Lead has very limited resistance to acetic acid.... Dilute [acetic acid], even at room temperature attacks lead at rates exceeding 1.3mm/year. These rates increase rapidly with increasing aeration and velocity However … acetic acid … has little effect at strengths of 52% to 70%.


The corrosion rate in acid increases rapidly in the presence of oxygen and also in oxygen in combination with soft waters such as rain and distilled water. Corrosion increases at the rate approximately proportional to the oxygen content of the water.”
Handbook of Corrosion Data, by Bruce D Craig, p.26, 29

This another good reason to avoid vinegar as a cleaning agent for leaded windows.



Lead dissolves in organic acids (in the presence of oxygen). Lead also dissolves in quite concentrated alkalis (≥10%) because of the characteristic of the lead salts that can act as either an acid or an alkali.

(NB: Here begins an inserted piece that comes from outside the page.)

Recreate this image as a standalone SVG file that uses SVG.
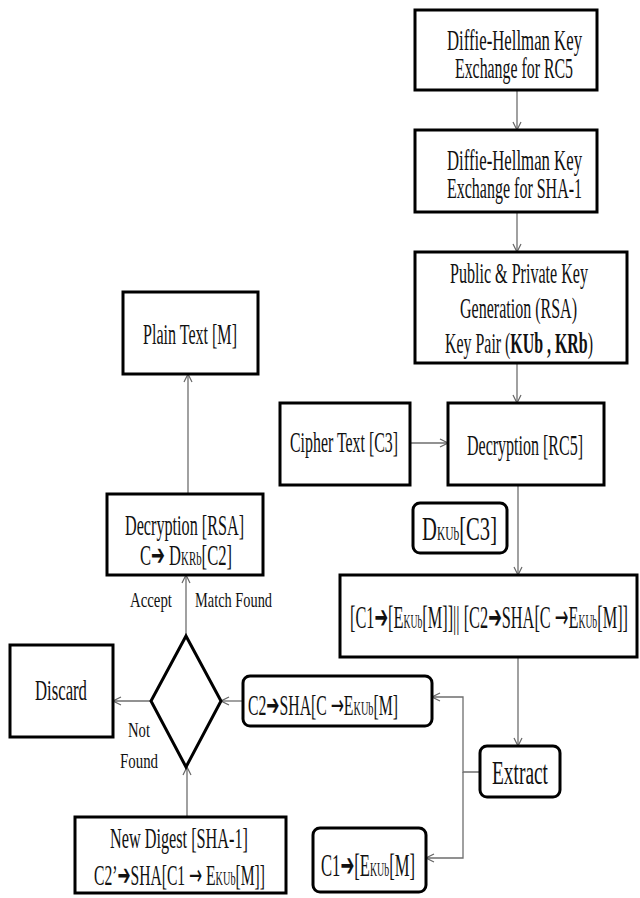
<svg xmlns="http://www.w3.org/2000/svg" width="640" height="898" viewBox="0 0 640 898">
<defs>
<marker id="arr" markerWidth="10" markerHeight="10" refX="9" refY="5" orient="auto" markerUnits="userSpaceOnUse"><path d="M1,1 L9,5 L1,9" fill="none" stroke="#666" stroke-width="1.2"/></marker>
</defs>
<style>
.box{fill:#fff;stroke:#000;stroke-width:3}
.t{font-family:"Liberation Serif","Times New Roman",serif;font-size:29px;fill:#111}
.lbl{font-size:22px}
.big{font-size:32px}
.xl{font-size:34px}
.sm{font-size:19px}
.b{font-weight:bold}
.ar{font-family:"DejaVu Sans",sans-serif;font-weight:bold}
.ar2{font-family:"DejaVu Sans",sans-serif}
.c{fill:none;stroke:#6e6e6e;stroke-width:1.3;marker-end:url(#arr)}
.d{fill:#fff;stroke:#000;stroke-width:3}
</style>
<rect width="640" height="898" fill="#fff"/>

<g id="connectors">
<path class="c" d="M517,90 V130"/>
<path class="c" d="M517,212 V252"/>
<path class="c" d="M517,363 V403"/>
<path class="c" d="M410,443 H448"/>
<path class="c" d="M518,485 V575"/>
<path class="c" d="M518,657 V746"/>
<path class="c" d="M480,772 H463 V697 H432"/>
<path class="c" d="M463,772 V858 H426"/>
<path class="c" d="M243,701 H221"/>
<path class="c" d="M151,701 H113"/>
<path class="c" d="M187,817 V767"/>
<path class="c" d="M186,636 V575"/>
<path class="c" d="M188,494 V374"/>
</g>

<g id="dh-rc5">
<rect class="box" x="415" y="10" width="182" height="80"/>
<text class="t" transform="translate(447,50) scale(0.55,1)" textLength="245.5" lengthAdjust="spacingAndGlyphs">Diffie-Hellman Key</text>
<text class="t" transform="translate(455,78) scale(0.55,1)" textLength="214.5" lengthAdjust="spacingAndGlyphs">Exchange for RC5</text>
</g>

<g id="dh-sha">
<rect class="box" x="415" y="130" width="182" height="82"/>
<text class="t" transform="translate(447,170) scale(0.55,1)" textLength="245.5" lengthAdjust="spacingAndGlyphs">Diffie-Hellman Key</text>
<text class="t" transform="translate(447,198) scale(0.55,1)" textLength="245.5" lengthAdjust="spacingAndGlyphs">Exchange for SHA-1</text>
</g>

<g id="rsa-keygen">
<rect class="box" x="415" y="252" width="212" height="111"/>
<text class="t" transform="translate(450,283) scale(0.55,1)" textLength="250.9" lengthAdjust="spacingAndGlyphs">Public &amp; Private Key</text>
<text class="t" transform="translate(460,318) scale(0.55,1)" textLength="212.7" lengthAdjust="spacingAndGlyphs">Generation (RSA)</text>
<text class="t" transform="translate(445,353) scale(0.55,1)" textLength="269.1" lengthAdjust="spacingAndGlyphs">Key Pair (<tspan class="b">KUb , KRb</tspan>)</text>
</g>

<g id="cipher-text">
<rect class="box" x="280" y="403" width="130" height="82"/>
<text class="t" transform="translate(290,452) scale(0.55,1)" textLength="196.4" lengthAdjust="spacingAndGlyphs">Cipher Text [C3]</text>
</g>

<g id="decryption-rc5">
<rect class="box" x="448" y="403" width="156" height="82"/>
<text class="t" transform="translate(467,455) scale(0.55,1)" textLength="210.9" lengthAdjust="spacingAndGlyphs">Decryption [RC5]</text>
</g>

<g id="dkub-c3">
<rect class="box" x="413" y="503" width="94" height="50" rx="7"/>
<text class="t xl" transform="translate(422,540) scale(0.55,1)" textLength="136.4" lengthAdjust="spacingAndGlyphs">D<tspan class="sm">KUb</tspan>[C3]</text>
</g>

<g id="concat">
<rect class="box" x="340" y="575" width="297" height="82"/>
<text class="t big" transform="translate(350,628) scale(0.5,1)" textLength="556" lengthAdjust="spacingAndGlyphs">[C1<tspan class="ar">➔</tspan>[E<tspan class="sm">KUb</tspan>[M]]|| [C2<tspan class="ar">➔</tspan>SHA[C <tspan class="ar2">→</tspan>E<tspan class="sm">KUb</tspan>[M]]</text>
</g>

<g id="extract">
<rect class="box" x="480" y="746" width="80" height="51" rx="7"/>
<text class="t xl" transform="translate(492,784) scale(0.55,1)" textLength="101.8" lengthAdjust="spacingAndGlyphs">Extract</text>
</g>

<g id="c2-box">
<rect class="box" x="243" y="676" width="189" height="50" rx="7"/>
<text class="t" transform="translate(248,715) scale(0.55,1)" textLength="272.7" lengthAdjust="spacingAndGlyphs">C2<tspan class="ar">➔</tspan>SHA[C <tspan class="ar2">→</tspan>E<tspan class="sm">KUb</tspan>[M]</text>
</g>

<g id="c1-box">
<rect class="box" x="313" y="828" width="113" height="64" rx="7"/>
<text class="t big" transform="translate(321,876) scale(0.52,1)" textLength="180.8" lengthAdjust="spacingAndGlyphs">C1<tspan class="ar">➔</tspan>[E<tspan class="sm">KUb</tspan>[M]</text>
</g>

<g id="new-digest">
<rect class="box" x="75" y="817" width="211" height="76"/>
<text class="t" transform="translate(110,848) scale(0.55,1)" textLength="250.9" lengthAdjust="spacingAndGlyphs">New Digest [SHA-1]</text>
<text class="t" transform="translate(94,885) scale(0.55,1)" textLength="310.9" lengthAdjust="spacingAndGlyphs">C2’<tspan class="ar">➔</tspan>SHA[C1 <tspan class="ar2">→</tspan> E<tspan class="sm">KUb</tspan>[M]]</text>
</g>

<g id="decision">
<polygon class="d" points="186,636 221,701 186,767 151,701"/>
<text class="t lbl" transform="translate(130,607) scale(0.66,1)" textLength="63.6" lengthAdjust="spacingAndGlyphs">Accept</text>
<text class="t lbl" transform="translate(195,607) scale(0.66,1)" textLength="116.7" lengthAdjust="spacingAndGlyphs">Match Found</text>
<text class="t lbl" transform="translate(128,737) scale(0.66,1)" textLength="33.3" lengthAdjust="spacingAndGlyphs">Not</text>
<text class="t lbl" transform="translate(120,768) scale(0.66,1)" textLength="57.6" lengthAdjust="spacingAndGlyphs">Found</text>
</g>

<g id="discard">
<rect class="box" x="10" y="645" width="103" height="92"/>
<text class="t" transform="translate(35,700) scale(0.55,1)" textLength="94.5" lengthAdjust="spacingAndGlyphs">Discard</text>
</g>

<g id="decryption-rsa">
<rect class="box" x="107" y="494" width="156" height="81"/>
<text class="t" transform="translate(125,535) scale(0.55,1)" textLength="216.4" lengthAdjust="spacingAndGlyphs">Decryption [RSA]</text>
<text class="t" transform="translate(140,565) scale(0.55,1)" textLength="167.3" lengthAdjust="spacingAndGlyphs">C<tspan class="ar">➔</tspan> D<tspan class="sm">KRb</tspan>[C2]</text>
</g>

<g id="plain-text">
<rect class="box" x="123" y="292" width="135" height="82"/>
<text class="t" transform="translate(143,344) scale(0.55,1)" textLength="170.9" lengthAdjust="spacingAndGlyphs">Plain Text [M]</text>
</g>
</svg>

These salts are soluble in the presence of water and oxygen.

Alkali salts are soluble hydroxides of alkali metals and alkali earth metals, of which common examples are:
  • Sodium hydroxide (often called "caustic soda")
  • Potassium hydroxide (commonly called "caustic potash")
  • lye (generic term, for either of the previous two, or even for a mixture)
  • Calcium hydroxide (saturated solution known as "limewater")
  • Magnesium hydroxide is an example of an atypical alkali since it has low solubility in water (although the dissolved portion is considered a strong base due to complete dissociation of its ions).


Although this has been a rather technical posting, these data show that lead is subject to rapid attack by both organic (and some inorganic) acids and alkalis in relatively low concentrations when in the presence of aerated water. However in normal environmental conditions the protective reaction layer avoids much of this vulnerability.